>> BEGIN Given data

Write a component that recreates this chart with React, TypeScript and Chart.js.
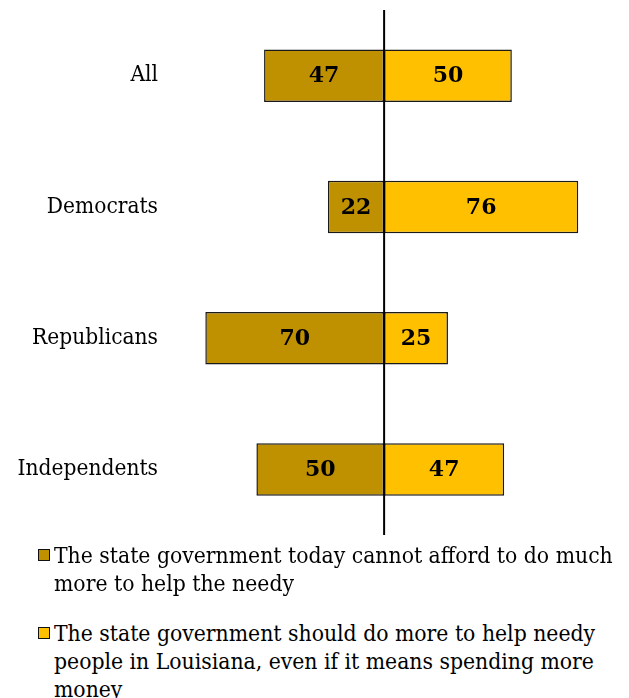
import React, { useEffect, useRef } from "react";
import { Chart, registerables } from "chart.js";

Chart.register(...registerables);

const categories = ["All", "Democrats", "Republicans", "Independents"];
const cannotAfford = [47, 22, 70, 50];
const shouldDoMore = [50, 76, 25, 47];
const legendLabels = [
  ["The state government today cannot afford to do much", "more to help the needy"],
  ["The state government should do more to help needy", "people in Louisiana, even if it means spending more", "money"],
];
const DARK = "#BF9000";
const LIGHT = "#FFC000";
const FONT = "'DejaVu Serif Condensed', 'DejaVu Serif'";

const valuePlugin = {
  id: "valueLabels",
  afterDatasetsDraw(chart: any) {
    const ctx = chart.ctx;
    const x = chart.scales.x;
    const area = chart.chartArea;
    const zx = x.getPixelForValue(0);
    ctx.save();
    ctx.strokeStyle = "#000";
    ctx.lineWidth = 2;
    ctx.beginPath();
    ctx.moveTo(zx, area.top);
    ctx.lineTo(zx, area.bottom);
    ctx.stroke();
    ctx.font = "bold 22px 'DejaVu Serif'";
    ctx.fillStyle = "#000";
    ctx.textAlign = "center";
    ctx.textBaseline = "middle";
    chart.data.datasets.forEach((ds: any, di: number) => {
      const meta = chart.getDatasetMeta(di);
      meta.data.forEach((bar: any, i: number) => {
        const v = Math.abs(ds.data[i]);
        const cx = (bar.x + bar.base) / 2;
        ctx.fillText(String(v), cx, bar.y + 1);
      });
    });
    ctx.restore();
  },
};

export default function App() {
  const ref = useRef<HTMLCanvasElement>(null);
  useEffect(() => {
    if (!ref.current) return;
    const chart = new Chart(ref.current, {
      type: "bar",
      data: {
        labels: categories,
        datasets: [
          {
            label: legendLabels[0].join(" "),
            data: cannotAfford.map((v) => -v),
            backgroundColor: DARK,
            borderColor: "#1a1a1a",
            borderWidth: 1.5,
            borderSkipped: false,
            barPercentage: 0.4,
            categoryPercentage: 1,
          },
          {
            label: legendLabels[1].join(" "),
            data: shouldDoMore,
            backgroundColor: LIGHT,
            borderColor: "#1a1a1a",
            borderWidth: 1.5,
            borderSkipped: false,
            barPercentage: 0.4,
            categoryPercentage: 1,
          },
        ],
      },
      options: {
        indexAxis: "y",
        responsive: false,
        animation: false,
        layout: { padding: { top: 10, bottom: 10, left: 0, right: 15 } },
        plugins: { legend: { display: false }, tooltip: { enabled: false }, title: { display: false } },
        scales: {
          x: { stacked: true, min: -85, max: 90, display: false },
          y: {
            stacked: true,
            grid: { display: false, drawTicks: false },
            border: { display: false },
            ticks: { color: "#000", padding: 9, font: { family: FONT, size: 22.5 } },
            afterFit: (s: any) => {
              s.width = 167;
              s.paddingTop = 0;
              s.paddingBottom = 0;
            },
          },
        },
      },
      plugins: [valuePlugin],
    });
    return () => chart.destroy();
  }, []);

  const colors = [DARK, LIGHT];
  const tops = [541, 619];
  return (
    <div style={{ position: "absolute", left: 0, top: 0, width: 629, height: 698, background: "#fff" }}>
      <canvas ref={ref} width={629} height={545} style={{ position: "absolute", left: 0, top: 0 }} />
      {legendLabels.map((lines, k) => (
        <div key={k} style={{ position: "absolute", left: 38, top: tops[k] }}>
          <div
            style={{
              position: "absolute",
              left: 0,
              top: 8,
              width: 10,
              height: 10,
              background: colors[k],
              border: "1px solid #111",
            }}
          />
          <div
            style={{
              position: "absolute",
              left: 16,
              top: 0,
              whiteSpace: "nowrap",
              fontFamily: FONT,
              fontSize: 22.7,
              lineHeight: "28px",
              color: "#000",
            }}
          >
            {lines.map((l, j) => (
              <div key={j}>{l}</div>
            ))}
          </div>
        </div>
      ))}
    </div>
  );
}
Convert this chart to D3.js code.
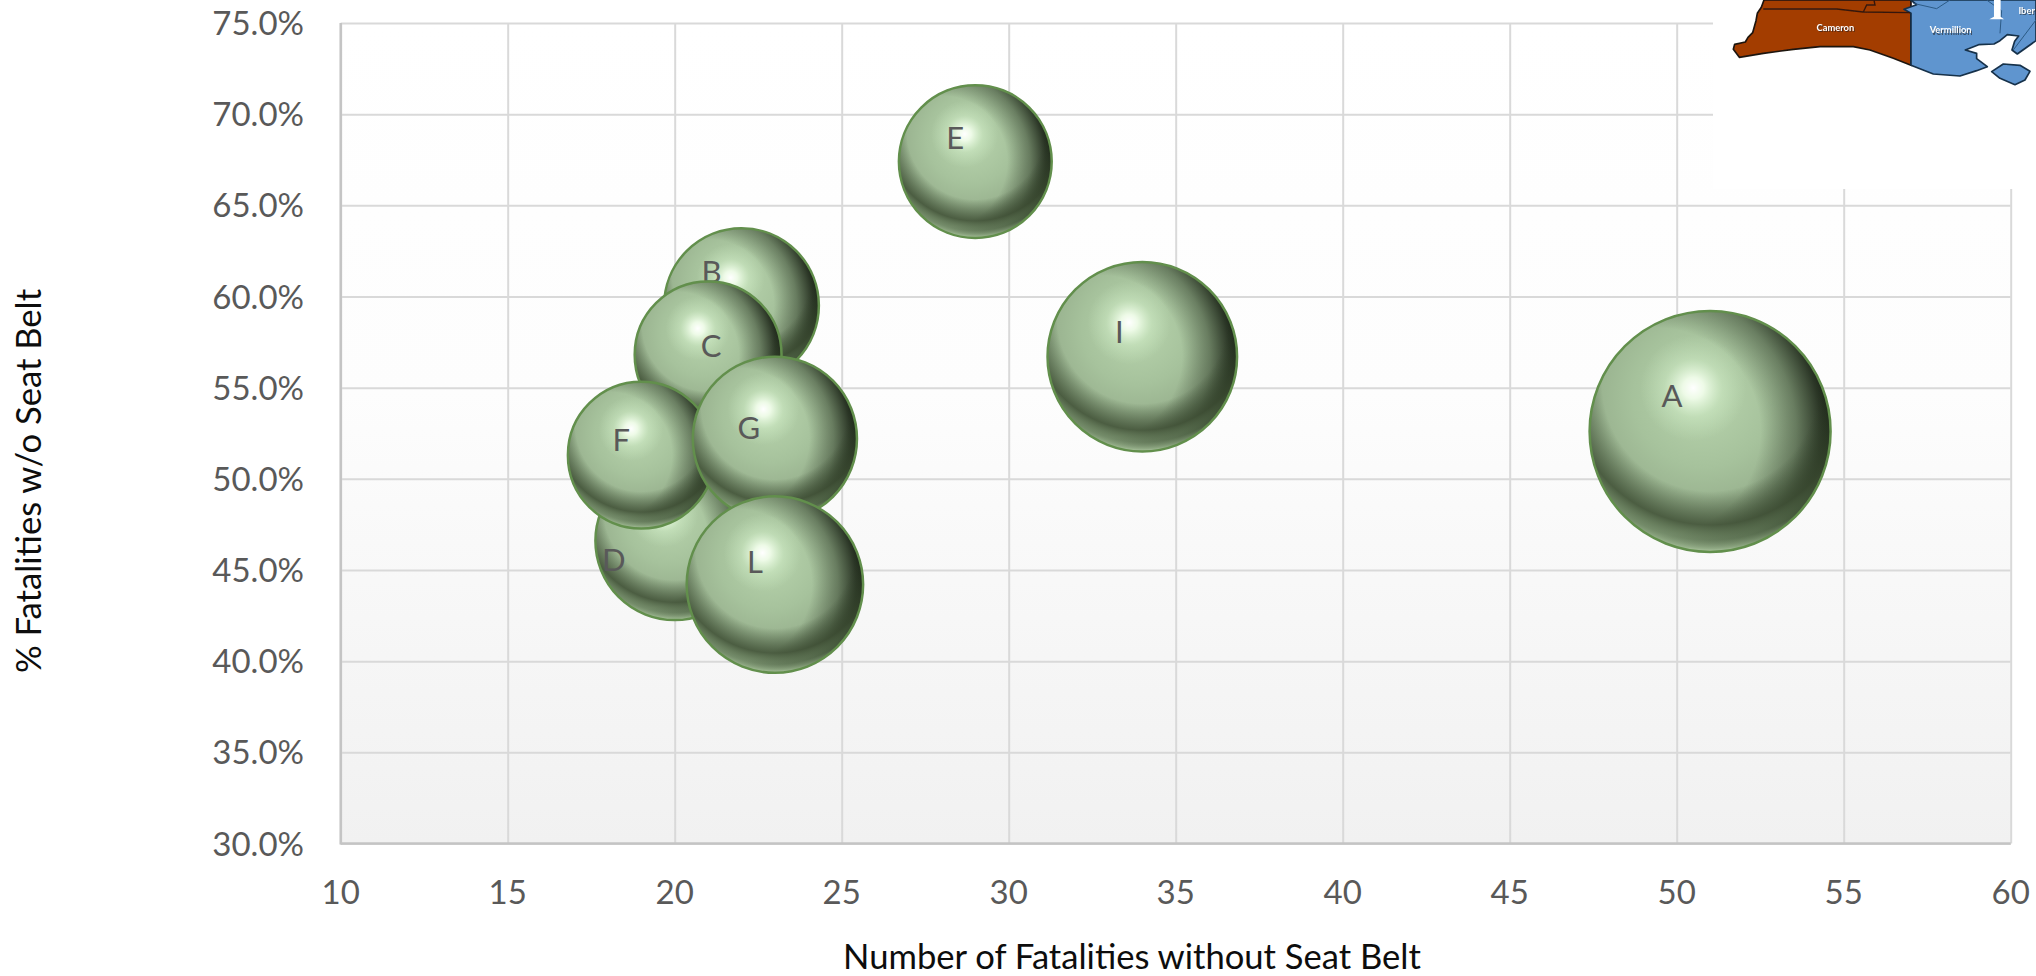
<!DOCTYPE html>
<html>
<head>
<meta charset="utf-8">
<script src="https://cdn.jsdelivr.net/npm/d3@7"></script>
<style>
html,body{margin:0;padding:0;background:#fff;overflow:hidden}
svg{display:block}
text{font-family:Lato,"Open Sans",sans-serif}
</style>
</head>
<body>
<svg id="chart" width="2036" height="976"></svg>
<script>
// Seat belt fatalities by parish group
const groups = ["A","B","C","D","E","F","G","I","L"];
const fatalitiesNoBelt = [51,22,21,20,29,19,23,34,23];
const pctNoBelt = [52.6,59.5,56.8,46.6,67.4,51.3,52.2,56.7,44.2];
const totalFatalities = [97,40,36,42,39,36,45,60,52];
const xTicks = [10,15,20,25,30,35,40,45,50,55,60];
const yTicks = [30,35,40,45,50,55,60,65,70,75];

const W = 2036, H = 976;
const plot = {left:340.7, right:2010.7, top:23, bottom:843.5};
const svg = d3.select("#chart");
const defs = svg.append("defs");

const x = d3.scaleLinear().domain([10,60]).range([plot.left,plot.right]);
const y = d3.scaleLinear().domain([30,75]).range([plot.bottom,plot.top]);
const r = d3.scaleSqrt().domain([0,97]).range([0,120.5]);

// Helper for radial gradients; each stop is [offset, colour, opacity]
function radial(id, cx, cy, rad, stops){
  const g = defs.append("radialGradient").attr("id",id)
    .attr("cx",cx).attr("cy",cy).attr("r",rad);
  stops.forEach(s => g.append("stop").attr("offset",s[0]).attr("stop-color",s[1]).attr("stop-opacity",s[2]));
}

const bg = defs.append("linearGradient").attr("id","plotBg").attr("x1",0).attr("y1",0).attr("x2",0).attr("y2",1);
bg.append("stop").attr("offset",0).attr("stop-color","#ffffff");
bg.append("stop").attr("offset",0.45).attr("stop-color","#fdfdfd");
bg.append("stop").attr("offset",1).attr("stop-color","#f1f1f1");

// Bevelled sphere: body, side shadow, lower crescent with bright rim, highlight
radial("sBody",.47,.36,.72,[[0,"#b8d4ad",1],[.4,"#a6c29c",1],[.72,"#93ab89",1],[.92,"#82937a",1],[1,"#7a8672",1]]);
radial("sRight",.28,.50,.74,[[.58,"#1a2414",0],[.78,"#1e2a18",.42],[.92,"#141c10",.82],[1,"#0c1209",.97]]);
radial("sBottom",.5,.30,.70,[[.64,"#2e3f26",0],[.84,"#3a4a30",.8],[.93,"#5c7650",.5],[.98,"#a8c69a",.65],[1,"#c4dcb6",.85]]);
radial("sGlow",.43,.32,.22,[[0,"#ffffff",1],[.2,"#f4ffee",.9],[.55,"#d8f4cf",.38],[1,"#d0f0c8",0]]);

// Plot background
svg.append("rect").attr("x",plot.left).attr("y",plot.top)
  .attr("width",plot.right-plot.left).attr("height",plot.bottom-plot.top)
  .attr("fill","url(#plotBg)");

// Gridlines
svg.append("g").attr("transform",`translate(0,${plot.bottom})`)
  .call(d3.axisBottom(x).tickValues(xTicks).tickSize(-(plot.bottom-plot.top)).tickFormat(""))
  .call(g=>g.select(".domain").remove())
  .call(g=>g.selectAll("line").attr("stroke","#d9d9d9").attr("stroke-width",2));
svg.append("g").attr("transform",`translate(${plot.left},0)`)
  .call(d3.axisLeft(y).tickValues(yTicks).tickSize(-(plot.right-plot.left)).tickFormat(""))
  .call(g=>g.select(".domain").remove())
  .call(g=>g.selectAll("line").attr("stroke","#d9d9d9").attr("stroke-width",2));

// Axis lines
svg.append("line").attr("x1",plot.left).attr("x2",plot.left).attr("y1",plot.top).attr("y2",plot.bottom+1)
  .attr("stroke","#c4c4c4").attr("stroke-width",2.5);
svg.append("line").attr("x1",plot.left).attr("x2",plot.right).attr("y1",plot.bottom).attr("y2",plot.bottom)
  .attr("stroke","#c4c4c4").attr("stroke-width",2.5);

// Tick labels
svg.append("g").selectAll("text").data(xTicks).join("text")
  .attr("x",d=>x(d)).attr("y",904).attr("text-anchor","middle")
  .attr("font-size",33).attr("fill","#595959").text(d=>d);
svg.append("g").selectAll("text").data(yTicks).join("text")
  .attr("x",304).attr("y",d=>y(d)+12).attr("text-anchor","end")
  .attr("font-size",33).attr("fill","#595959").text(d=>d.toFixed(1)+"%");

// Axis titles
svg.append("text").attr("x",1132).attr("y",969).attr("text-anchor","middle")
  .attr("font-size",34.6).attr("fill","#0d0d0d").text("Number of Fatalities without Seat Belt");
svg.append("text").attr("transform","translate(41,481) rotate(-90)").attr("text-anchor","middle")
  .attr("font-size",34.6).attr("fill","#0d0d0d").text("% Fatalities w/o Seat Belt");

// Regional map inset in the upper right corner
const inset = svg.append("g");
inset.append("rect").attr("x",1713).attr("y",0).attr("width",W-1713).attr("height",189).attr("fill","#fff");
defs.append("filter").attr("id","soft").append("feGaussianBlur").attr("stdDeviation",0.55);
defs.append("filter").attr("id","halo").append("feGaussianBlur").attr("stdDeviation",1.2);
const map = inset.append("g").attr("transform","translate(1720,0) scale(0.3333)").attr("filter","url(#soft)");
map.append("path")
  .attr("d","M132,0 L124,22 L112,40 L108,62 L98,98 L84,112 L76,126 L44,133 L40,148 L58,172 L130,160 L220,148 L300,140 L400,140 L450,150 L520,175 L573,196 L573,0 Z")
  .attr("fill","#a33c02").attr("stroke","#1e140e").attr("stroke-width",5).attr("stroke-linejoin","round");
map.append("path")
  .attr("d","M573,40 L552,28 L590,14 L572,0 L948,0 L948,122 L892,162 L876,150 L884,124 L896,108 L862,104 L840,122 L822,132 L776,134 L736,150 L770,160 L770,176 L802,200 L770,212 L720,228 L640,222 L573,196 Z")
  .attr("fill","#5f95cf").attr("stroke","#16304a").attr("stroke-width",5).attr("stroke-linejoin","round");
map.append("path")
  .attr("d","M850,192 L900,196 L930,214 L915,240 L885,254 L840,235 L815,215 Z")
  .attr("fill","#5f95cf").attr("stroke","#16304a").attr("stroke-width",5).attr("stroke-linejoin","round");
map.append("path").attr("d","M130,27 L350,27 L430,36 L570,38 M430,36 L440,15 L465,15 L462,0")
  .attr("fill","none").attr("stroke","#35190a").attr("stroke-width",4);
map.append("path").attr("d","M580,10 L650,26 L690,0 M800,0 L845,32 L840,100 M948,60 L880,150")
  .attr("fill","none").attr("stroke","#2c5a86").attr("stroke-width",3);
map.append("path").attr("d","M822,0 L842,0 L842,50 L852,58 L808,58 L822,50 Z").attr("fill","#fff");
[["Cameron",346,82],["Vermillion",692,90],["Iber",920,32]].forEach(d=>{
  map.append("text").attr("x",d[1]+3).attr("y",d[2]+14).attr("text-anchor","middle")
    .attr("font-size",28).attr("font-weight",700).attr("fill","#222").attr("opacity",.6).attr("filter","url(#halo)").text(d[0]);
  map.append("text").attr("x",d[1]).attr("y",d[2]+10).attr("text-anchor","middle")
    .attr("font-size",28).attr("font-weight",700).attr("fill","#fff").text(d[0]);
});

// Bubbles, with the label placed off-centre inside each sphere
const labelNudge = {A:[-38,-35],B:[-30,-34],C:[3,-9],D:[-61,19],E:[-20,-24],F:[-20,-15],G:[-26,-11],I:[-23,-25],L:[-20,-23]};
const bubbles = groups.map((g,i)=>({g, fx:fatalitiesNoBelt[i], pct:pctNoBelt[i], total:totalFatalities[i]}));
const node = svg.append("g").selectAll("g").data(bubbles).join("g");
["sBody","sRight","sBottom","sGlow"].forEach(id=>{
  node.append("circle").attr("cx",d=>x(d.fx)).attr("cy",d=>y(d.pct)).attr("r",d=>r(d.total)).attr("fill",`url(#${id})`);
});
node.append("circle").attr("cx",d=>x(d.fx)).attr("cy",d=>y(d.pct)).attr("r",d=>r(d.total))
  .attr("fill","none").attr("stroke","#628f4c").attr("stroke-width",2.5);
node.append("text")
  .attr("x",d=>x(d.fx)+labelNudge[d.g][0]).attr("y",d=>y(d.pct)+labelNudge[d.g][1]+11)
  .attr("text-anchor","middle").attr("font-size",31).attr("fill","#595959").text(d=>d.g);
</script>
</body>
</html>
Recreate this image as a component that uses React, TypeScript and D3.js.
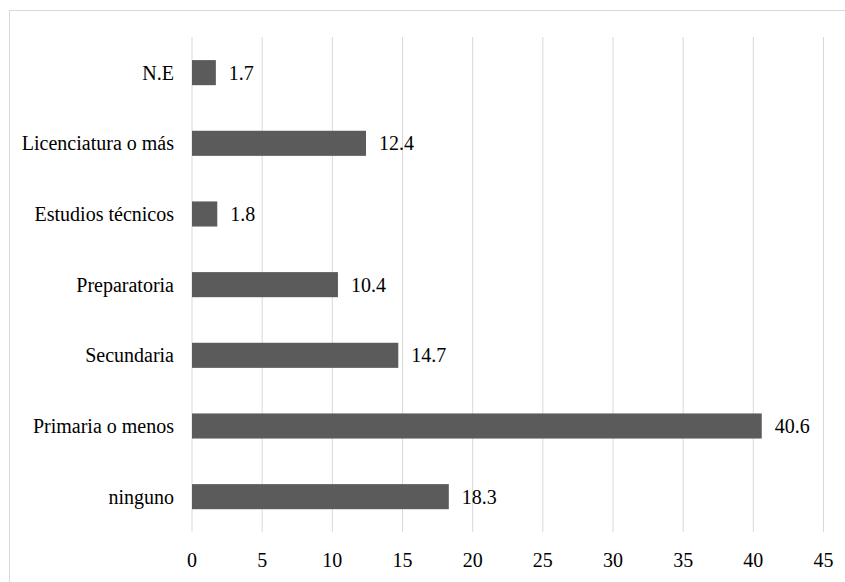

>> END Given data

### Brief
Extract the lines exactly, please: the first line of the listing, the line with "Chart.register(...registerables);", and every line between them, but no pictures.

### Task result
Write a component that recreates this chart with React, TypeScript and Chart.js.
import React, { useEffect, useRef } from "react";
import { Chart, registerables } from "chart.js";

Chart.register(...registerables);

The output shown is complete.